For most passengers, the only entertainment they need is watching the crewmembers scurry up the rigging, unfurl the sails, and experience the joy of being propelled by wind. Organized activities are essentially non-existent, although one night a video on the history of the Sea Cloud may be shown and on another the crew will sing sea shanties before joining the passengers at the bar in a Sea Cloud tradition.
The ship is thankfully (for most of us) devoid of all of the trappings of a modern cruise experience such as art auctions or casinos, and passengers do not expect or want more. Meeting like-minded (and usually similarly well-heeled) passengers provides much of the daily life. Other than eating, the nightly entertainment might consist of a pianist playing on the open decks by the bar.

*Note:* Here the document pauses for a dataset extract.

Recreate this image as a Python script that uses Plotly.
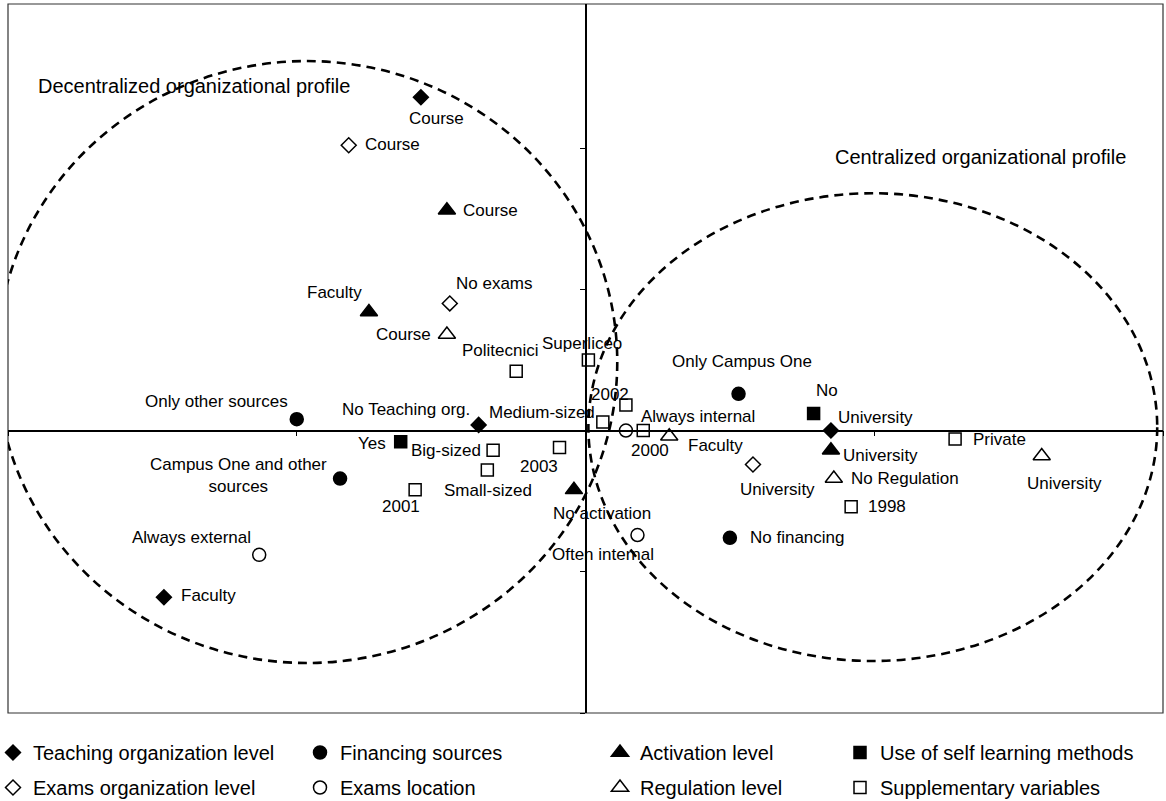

Shore excursions are included in the fare on Caribbean sailings, although they are not offered in every port. Typical tours would include a visit to a historic fort in St Kitts, perhaps, or a stop in Virgin Gorda to wander through the boulders at The Baths. In the Mediterranean, tours are an additional expense and there is more of a focus on the history, architecture and the culture of the region. An onboard lecturer sometimes provides insight into the area as part of an enrichment program.
Sea Cloud's dining room and adjacent library are some of the most beautiful rooms to be found at sea. With dark wood paneling, chandeliers and original oil paintings, these intimate rooms are largely intact from her original construction, and make you feel more like a guest at a private dinner party than a passenger on a cruise ship.
All other public spaces are outside, with the canopy covered open deck and accompanying bar often forming the social hub. Further aft is a relatively open area for sunbathing on deck chairs -- although the sails overhead usually create pleasantly shaded nooks. All the way aft and one deck down is a "U" shaped collection of cushions following the curved lines of the stern. Called the Blue Lagoon, it serves as a popular gathering spot for small groups, who lie on the cushions, enjoy the sunset, and sip champagne while watching the masts and sails towering overhead.
A small computer in the library provides free text-only email (but not Internet) service. If you need to use the Internet, see the Purser, who will find a laptop that will charge 20 Euros ($26 U.S. Yes, I'd agree that that's exorbitant) for the first 15 minutes and 1 Euro for each additional minute.
Two other notes: Subject to the Captain's permission, the Bridge is often open for those passengers interested in watching the navigation and talking to the mostly German officers. Also, with the ship's abundant wood, smoking is only allowed on the open decks.
And a third other note: Remember, the Sea Cloud was built in 1931, and the realities of a sailing ship require passengers to step over and around numerous lines. People with mobility difficulties will find the ship extremely hard to move around, with several large steps, changes in deck height, and no elevator or provision for wheelchairs. In fact, the open deck directly above the bridge can only be accessed by climbing a vertical ladder!
Sea Cloud has no gym or any sort of exercise equipment onboard, with most passengers getting their activity ashore in swimming or walking. A water sports program is also offered on a complimentary basis, with windsurfs, water-skiing, snorkeling equipment or a banana-boat type activity available when the ship is at anchor and conditions permit.
While Sea Cloud does not have any official age restrictions, there are really no facilities or activities for children. The atmosphere may be relaxed and casual during the day, but it is also sophisticated, and rambunctious children would be out of place onboard. Children old enough to entertain themselves, enjoy the sailing and be a little adventurous with meals would probably enjoy the experience.